4. The prosecution examined 7 witnesses and the defence one. P. W. 1 is the Vice-President of the Society, P.W. 2 is the witness to the seizure of the documents, P. W. 3 is a Member-Director of the Society, P. W. 4 is the successor of the accused, P. W. 5 is the President of the Society, P. W. 6 is the Secretary at the time of trial and P. W. 7 is the Investigating Officer.

D. W. 1 is a temporary peon of the Society.

5. On an assessment of the oral and documentary evidence the learned Court below came to the finding that whatever may be the rules, the cash was being handled by the Secretary and not by the President. The alleged defalcated cash of Rs. 1,814.15 p. was similarly with the Secretary which he had not made over to the President and that it is he who has misappropriated the amount and so convicted him.

6. It was contended on behalf of the petitioner that under law the accused petitioner was not supposed to be the custodian of the cash (See Rule 41 of the Orissa Co-operative Societies Rules, 19G5) that the prosecution has failed to prove entrustment, and that the entries in the Cash Book rather show that P. W. 5 was the custodian of the cash and not the petitioner.

7. The pith of the argument centred round Rule 41 of the Orissa Co-operative Societies Rules which provides thus:

41. Officer who will maintain Account Books etc. The Committee shall specify which of the officers of the society shall:

(a) keep books of accounts:

(b) keep custody of cash and stores;

(c) keep other books and registers and

(d) prepare returns and statements.

Provided that person charged with keeping of accounts shall not be in charge of cash except under a special or general order of the Registrar.

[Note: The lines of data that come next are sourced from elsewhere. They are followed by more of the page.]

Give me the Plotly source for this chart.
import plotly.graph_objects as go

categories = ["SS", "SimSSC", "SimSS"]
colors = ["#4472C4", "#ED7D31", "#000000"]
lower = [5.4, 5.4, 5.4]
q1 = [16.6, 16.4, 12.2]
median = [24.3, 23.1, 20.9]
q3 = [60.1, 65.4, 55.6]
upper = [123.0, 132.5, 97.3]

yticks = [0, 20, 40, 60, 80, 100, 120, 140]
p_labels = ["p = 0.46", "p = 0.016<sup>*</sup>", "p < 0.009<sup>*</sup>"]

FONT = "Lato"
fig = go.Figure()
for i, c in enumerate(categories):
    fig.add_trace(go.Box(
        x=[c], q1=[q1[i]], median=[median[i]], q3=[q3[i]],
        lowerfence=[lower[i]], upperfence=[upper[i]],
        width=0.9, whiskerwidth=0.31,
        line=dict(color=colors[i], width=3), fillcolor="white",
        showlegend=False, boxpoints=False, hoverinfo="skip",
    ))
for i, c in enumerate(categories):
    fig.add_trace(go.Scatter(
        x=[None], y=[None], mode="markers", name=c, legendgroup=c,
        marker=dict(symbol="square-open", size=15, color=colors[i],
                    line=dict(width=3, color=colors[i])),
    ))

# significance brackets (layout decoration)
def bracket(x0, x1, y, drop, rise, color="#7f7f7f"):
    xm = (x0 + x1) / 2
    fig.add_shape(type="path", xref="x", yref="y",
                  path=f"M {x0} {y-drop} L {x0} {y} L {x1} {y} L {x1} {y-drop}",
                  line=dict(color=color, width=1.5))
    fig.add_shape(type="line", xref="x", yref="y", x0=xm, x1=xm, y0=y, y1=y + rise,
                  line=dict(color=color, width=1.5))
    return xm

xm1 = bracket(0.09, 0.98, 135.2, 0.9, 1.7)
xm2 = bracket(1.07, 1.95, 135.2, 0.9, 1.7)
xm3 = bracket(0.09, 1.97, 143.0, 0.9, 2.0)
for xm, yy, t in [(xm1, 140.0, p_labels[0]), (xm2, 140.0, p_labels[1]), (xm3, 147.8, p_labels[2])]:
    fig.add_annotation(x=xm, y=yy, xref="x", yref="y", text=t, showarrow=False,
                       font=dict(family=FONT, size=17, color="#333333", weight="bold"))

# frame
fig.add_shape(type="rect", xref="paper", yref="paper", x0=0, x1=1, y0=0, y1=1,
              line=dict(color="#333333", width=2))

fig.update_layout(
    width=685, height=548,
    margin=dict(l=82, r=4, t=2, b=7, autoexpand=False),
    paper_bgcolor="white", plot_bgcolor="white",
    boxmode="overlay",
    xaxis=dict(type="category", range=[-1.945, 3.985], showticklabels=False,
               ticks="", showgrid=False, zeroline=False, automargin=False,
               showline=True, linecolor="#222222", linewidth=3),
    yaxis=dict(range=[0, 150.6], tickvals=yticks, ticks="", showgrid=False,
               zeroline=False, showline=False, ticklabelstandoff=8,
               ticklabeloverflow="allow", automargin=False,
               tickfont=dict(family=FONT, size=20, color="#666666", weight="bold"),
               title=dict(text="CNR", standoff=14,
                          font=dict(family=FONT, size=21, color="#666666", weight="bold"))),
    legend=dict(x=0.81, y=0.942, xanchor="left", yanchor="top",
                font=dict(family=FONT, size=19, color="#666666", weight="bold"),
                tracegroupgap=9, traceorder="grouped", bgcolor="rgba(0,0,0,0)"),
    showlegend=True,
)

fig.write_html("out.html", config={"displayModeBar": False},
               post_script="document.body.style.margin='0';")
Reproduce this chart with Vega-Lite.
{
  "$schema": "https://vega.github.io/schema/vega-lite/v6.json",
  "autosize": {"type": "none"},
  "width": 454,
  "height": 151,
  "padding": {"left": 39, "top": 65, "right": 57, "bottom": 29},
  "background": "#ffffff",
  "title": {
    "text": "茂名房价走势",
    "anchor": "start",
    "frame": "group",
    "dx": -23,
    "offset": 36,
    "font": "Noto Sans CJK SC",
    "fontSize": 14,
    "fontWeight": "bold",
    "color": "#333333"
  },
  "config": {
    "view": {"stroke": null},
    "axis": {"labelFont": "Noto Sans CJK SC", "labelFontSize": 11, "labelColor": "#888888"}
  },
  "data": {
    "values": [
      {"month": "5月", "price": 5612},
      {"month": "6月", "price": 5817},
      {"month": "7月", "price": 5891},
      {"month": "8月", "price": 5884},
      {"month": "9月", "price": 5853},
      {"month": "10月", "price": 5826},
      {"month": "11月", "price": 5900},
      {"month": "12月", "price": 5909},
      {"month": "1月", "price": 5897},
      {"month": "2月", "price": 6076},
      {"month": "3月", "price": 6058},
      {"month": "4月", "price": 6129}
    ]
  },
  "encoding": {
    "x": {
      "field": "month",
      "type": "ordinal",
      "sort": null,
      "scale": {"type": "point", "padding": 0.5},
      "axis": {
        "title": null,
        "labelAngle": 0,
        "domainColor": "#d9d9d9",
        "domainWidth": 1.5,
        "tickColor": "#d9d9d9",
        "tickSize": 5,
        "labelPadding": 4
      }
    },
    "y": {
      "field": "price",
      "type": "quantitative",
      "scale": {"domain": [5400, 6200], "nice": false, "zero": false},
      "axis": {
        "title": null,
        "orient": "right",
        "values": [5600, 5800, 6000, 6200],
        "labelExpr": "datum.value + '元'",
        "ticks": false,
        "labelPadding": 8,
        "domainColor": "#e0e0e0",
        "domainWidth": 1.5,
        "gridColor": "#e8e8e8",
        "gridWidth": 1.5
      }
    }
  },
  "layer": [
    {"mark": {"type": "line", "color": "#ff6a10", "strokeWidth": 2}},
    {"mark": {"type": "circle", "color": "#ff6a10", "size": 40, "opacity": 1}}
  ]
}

Relying on this it was strenuously argued that the Secretary was keeping accounts and therefore without any special order of the Registrar he was not put in charge of the cash. The presumption. therefore, is that it was not the Secretary who was in charge of the cash That presumption has not been rebutted. Whatever might be the rules, the facts of a particular case have to be looked into. In the instant case for the defence to succeed has undoubtedly to make out a case as though in fact the custodian of the cash was the President and not the Secretary. But in that it has signally failed. Basing on a statement of P. W. 1 to the effect that-

During the daily sale of the Society I do not remain present. Once I had verified the stock and cash. At that time some amount was with the Secretary and he told that some amount was with the President and after bringing the same from him had shown me. It was during the period of Brajabandhu Mohapatra. I had verified on 1-7-1974. I endorsed it in the cash book (Ext. B). According to my report on that day, cash was with the President.

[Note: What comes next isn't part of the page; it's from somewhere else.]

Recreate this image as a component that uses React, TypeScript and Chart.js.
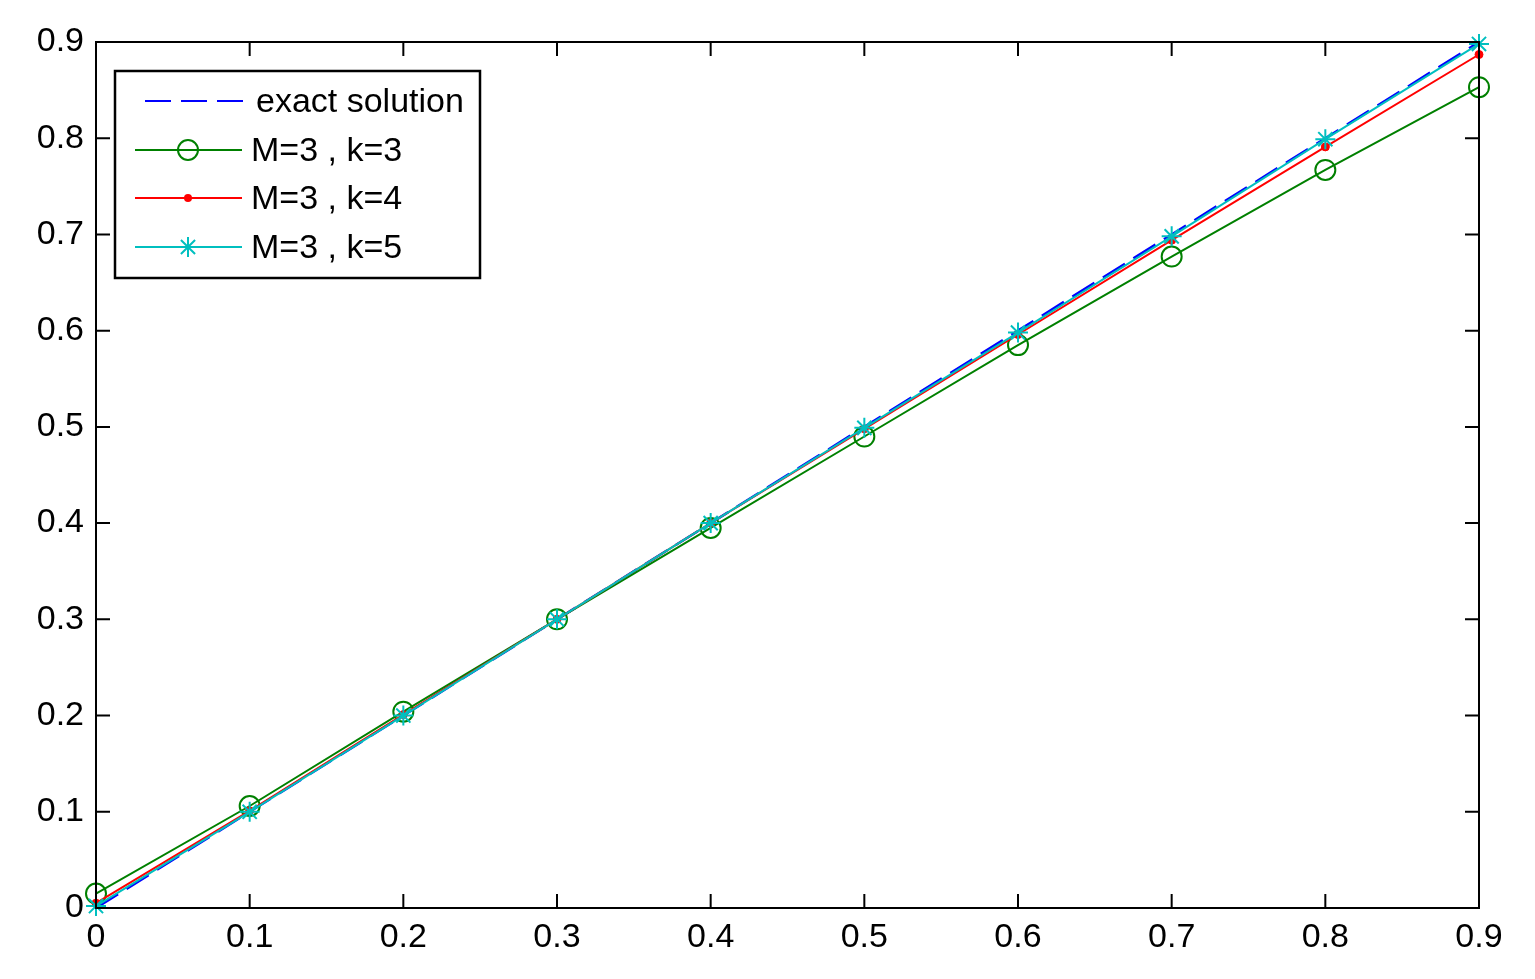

it was argued that the defence is borne out by this evidence. Also from the evidence of P. W. 3 the following was pointed out,

I do not know whether there is any resolution or any bye-law that the Secretary will keep cash of the Society, But from the very beginning, the Secretaries have been doing this. I have not seen where the Secretary was keeping money.

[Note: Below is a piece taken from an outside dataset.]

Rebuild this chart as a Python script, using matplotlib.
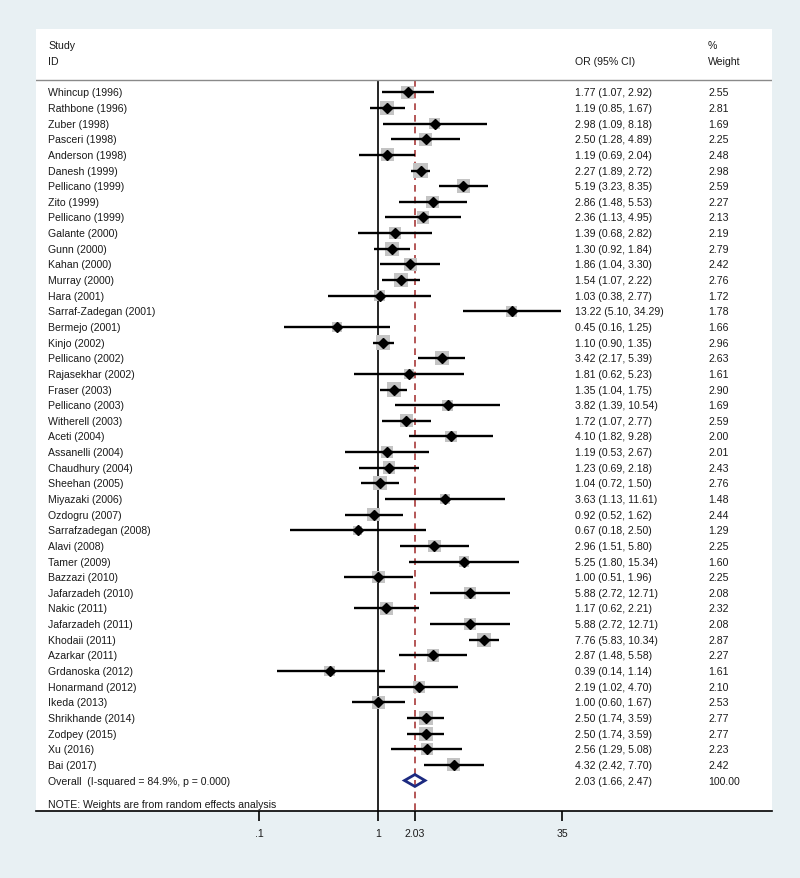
#!/usr/bin/env python3

import matplotlib
matplotlib.use('Agg')
import matplotlib.pyplot as plt
import numpy as np
from matplotlib.patches import Polygon
from matplotlib.transforms import blended_transform_factory

studies = [
    'Whincup (1996)', 'Rathbone (1996)', 'Zuber (1998)', 'Pasceri (1998)',
    'Anderson (1998)', 'Danesh (1999)', 'Pellicano (1999)', 'Zito (1999)',
    'Pellicano (1999)', 'Galante (2000)', 'Gunn (2000)', 'Kahan (2000)',
    'Murray (2000)', 'Hara (2001)', 'Sarraf-Zadegan (2001)', 'Bermejo (2001)',
    'Kinjo (2002)', 'Pellicano (2002)', 'Rajasekhar (2002)', 'Fraser (2003)',
    'Pellicano (2003)', 'Witherell (2003)', 'Aceti (2004)', 'Assanelli (2004)',
    'Chaudhury (2004)', 'Sheehan (2005)', 'Miyazaki (2006)', 'Ozdogru (2007)',
    'Sarrafzadegan (2008)', 'Alavi (2008)', 'Tamer (2009)', 'Bazzazi (2010)',
    'Jafarzadeh (2010)', 'Nakic (2011)', 'Jafarzadeh (2011)', 'Khodaii (2011)',
    'Azarkar (2011)', 'Grdanoska (2012)', 'Honarmand (2012)', 'Ikeda (2013)',
    'Shrikhande (2014)', 'Zodpey (2015)', 'Xu (2016)', 'Bai (2017)',
]
odds = [1.77, 1.19, 2.98, 2.50, 1.19, 2.27, 5.19, 2.86, 2.36, 1.39, 1.30,
        1.86, 1.54, 1.03, 13.22, 0.45, 1.10, 3.42, 1.81, 1.35, 3.82, 1.72,
        4.10, 1.19, 1.23, 1.04, 3.63, 0.92, 0.67, 2.96, 5.25, 1.00, 5.88,
        1.17, 5.88, 7.76, 2.87, 0.39, 2.19, 1.00, 2.50, 2.50, 2.56, 4.32]
lower = [1.07, 0.85, 1.09, 1.28, 0.69, 1.89, 3.23, 1.48, 1.13, 0.68, 0.92,
         1.04, 1.07, 0.38, 5.10, 0.16, 0.90, 2.17, 0.62, 1.04, 1.39, 1.07,
         1.82, 0.53, 0.69, 0.72, 1.13, 0.52, 0.18, 1.51, 1.80, 0.51, 2.72,
         0.62, 2.72, 5.83, 1.48, 0.14, 1.02, 0.60, 1.74, 1.74, 1.29, 2.42]
upper = [2.92, 1.67, 8.18, 4.89, 2.04, 2.72, 8.35, 5.53, 4.95, 2.82, 1.84,
         3.30, 2.22, 2.77, 34.29, 1.25, 1.35, 5.39, 5.23, 1.75, 10.54, 2.77,
         9.28, 2.67, 2.18, 1.50, 11.61, 1.62, 2.50, 5.80, 15.34, 1.96, 12.71,
         2.21, 12.71, 10.34, 5.58, 1.14, 4.70, 1.67, 3.59, 3.59, 5.08, 7.70]
weights = [2.55, 2.81, 1.69, 2.25, 2.48, 2.98, 2.59, 2.27, 2.13, 2.19, 2.79,
           2.42, 2.76, 1.72, 1.78, 1.66, 2.96, 2.63, 1.61, 2.90, 1.69, 2.59,
           2.00, 2.01, 2.43, 2.76, 1.48, 2.44, 1.29, 2.25, 1.60, 2.25, 2.08,
           2.32, 2.08, 2.87, 2.27, 1.61, 2.10, 2.53, 2.77, 2.77, 2.23, 2.42]
overall = (2.03, 1.66, 2.47)
overall_label = 'Overall  (I-squared = 84.9%, p = 0.000)'
note = 'NOTE: Weights are from random effects analysis'
ticks = [0.1, 1, 2.03, 35]
tick_labels = ['.1', '1', '2.03', '35']

FONT = 'Liberation Sans'
FS = 7.6
TXT = '#1a1a1a'


def main():
    fig = plt.figure(figsize=(8.0, 8.79), dpi=100, facecolor='#e8f0f3')
    ax = fig.add_axes([36 / 800, 1 - 812 / 879, 736 / 800, 782 / 879])
    ax.set_facecolor('white')

    # log axis: 1 sits at px 378.3, 119 px per decade
    ax.set_xscale('log')
    ax.set_xlim(10 ** ((36 - 378.3) / 119), 10 ** ((772 - 378.3) / 119))
    ax.set_ylim(45.95, -4.05)

    n = len(studies)
    rows = np.arange(n)
    head_y = -0.79

    ax.axhline(head_y, color='#8a8a8a', lw=1.0)
    ax.vlines(1, head_y, 45.95, color='black', lw=1.2, zorder=1)
    ax.vlines(overall[0], head_y, 45.95, color='#a83a3a', lw=1.2,
              linestyles=(0, (4, 3)), zorder=1)

    ax.scatter(odds, rows, marker='s', s=np.array(weights) * 36,
               color='#c4c4c4', lw=0, zorder=2)
    ax.hlines(rows, lower, upper, color='black', lw=1.7, zorder=3)
    ax.plot(odds, rows, 'D', color='black', ms=5, zorder=4)

    est, lo, hi = overall
    diamond = Polygon([(lo, n), (est, n - 0.38), (hi, n), (est, n + 0.38)],
                      closed=True, fill=False, edgecolor='#1c2a80', lw=2.0,
                      zorder=4)
    ax.add_patch(diamond)

    tr = blended_transform_factory(ax.transAxes, ax.transData)
    kw = dict(transform=tr, fontsize=FS, family=FONT, color=TXT, va='center')
    x_id, x_or, x_w = (48.3 - 36) / 736, (575 - 36) / 736, (708 - 36) / 736

    ax.text(x_id, -3, 'Study', **kw)
    ax.text(x_id, -2, 'ID', **kw)
    ax.text(x_or, -2, 'OR (95% CI)', **kw)
    ax.text(x_w, -3, '%', **kw)
    ax.text(x_w, -2, 'Weight', **kw)

    for i in range(n):
        ax.text(x_id, i, studies[i], **kw)
        ax.text(x_or, i, '%.2f (%.2f, %.2f)' % (odds[i], lower[i], upper[i]), **kw)
        ax.text(x_w, i, '%.2f' % weights[i], **kw)
    ax.text(x_id, n, overall_label, **kw)
    ax.text(x_or, n, '%.2f (%.2f, %.2f)' % overall, **kw)
    ax.text(x_w, n, '100.00', **kw)
    ax.text(x_id, n + 1.5, note, **kw)

    for side in ('left', 'right', 'top'):
        ax.spines[side].set_visible(False)
    ax.spines['bottom'].set_linewidth(1.2)
    ax.set_yticks([])
    ax.set_xticks(ticks)
    ax.set_xticklabels(tick_labels, family=FONT, fontsize=FS, color=TXT)
    ax.xaxis.set_minor_locator(matplotlib.ticker.NullLocator())
    ax.tick_params(axis='x', length=7, width=1.2, pad=5)

    fig.savefig('out.png', dpi=100, facecolor=fig.get_facecolor())


if __name__ == '__main__':
    main()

I fail to understand how these help the defence. Rather they undermine the defence. So far as P. W. 4 the successor of the accused is concerned, it was argued that he could not say where the accused was keeping cash. This also does not help the defence in any way. So far as P. W. 5 is concerned, he is the informant who stoutly denied to have received any cash from the Secretary. His evidence is that he sometimes goes on tour. If that be so, it is difficult how he would be receiving cash at the end of the day's transaction. Further from Ext. 6 series it is clear that the daily transactions were being made by the Secretary petitioner. As they indicate, some days transactions on the expenditure side are much more than what is on the income side. Thus unless he was in possession of the cash it was difficult for him to meet the expenses. This is a factor for consideration and that weighs against the defence. Again the Cash Book shows that several days' transactions are put before the President on a single day and his signature obtained. Much was made of an endorsement (Ext. A) in the Cash Book of B. Mohapatra the predecessor of the petitioner, But that is utterly barren of substance inasmuch as it only reiterates what the rule says and there was no need to make mention of it in the cash book. P. W, 5 only admits that at the end of the Co-operative year that is 1st July, 1974 he deputed staff to different Societies for cash verification and not on other days. He seems to be consistent in his stand. It was suggested to P. W. 5 vaguely that out of grudge he put the petitioner in this difficulty. But that makes no sense inasmuch as the petitioner himself laid blame on the President. P. W. 6 supports the prosecution case but it is alleged that by that time the rules had been amended and so need not be discussed. Much was made of the fact that no witness was examined to state as to where the accused was keeping cash. It is to the special knowledge of the petitioner and therefore it is not expected that a witness could be in a position to depose to that effect.

8. Finally it was contended that the prosecution has failed to establish entrustment of the cash which is more consistent with the defence pleas and as laid down in : AIR1953SC478 (C.M. Narayan v. State of Trav-Co.) the prosecution has failed to establish the two ingredients of offence under Section 406, I.P.C. in that it has failed to prove entrustment as well as the manner of dishonest misappropriation of the property. The Cash Book itself and the oral evidence prove beyond doubt that it was the Secretary who was dealing with cash and while making over charge he has not made over the cash to the President. Therefore, the entrustment is not only admitted but it is proved; so far as the manner of misappropriation it is none of the business of the prosecution to establish as to the mode in which the petitioner appropriated the sum. Thus the case against the petitioner has been well established and his conviction and sentence in the circumstances seem justified and proper calling for no interference.

9. As such the appeal is dismissed. The appellant has to surrender to the bail bond to serve out the unexpired period of sentence.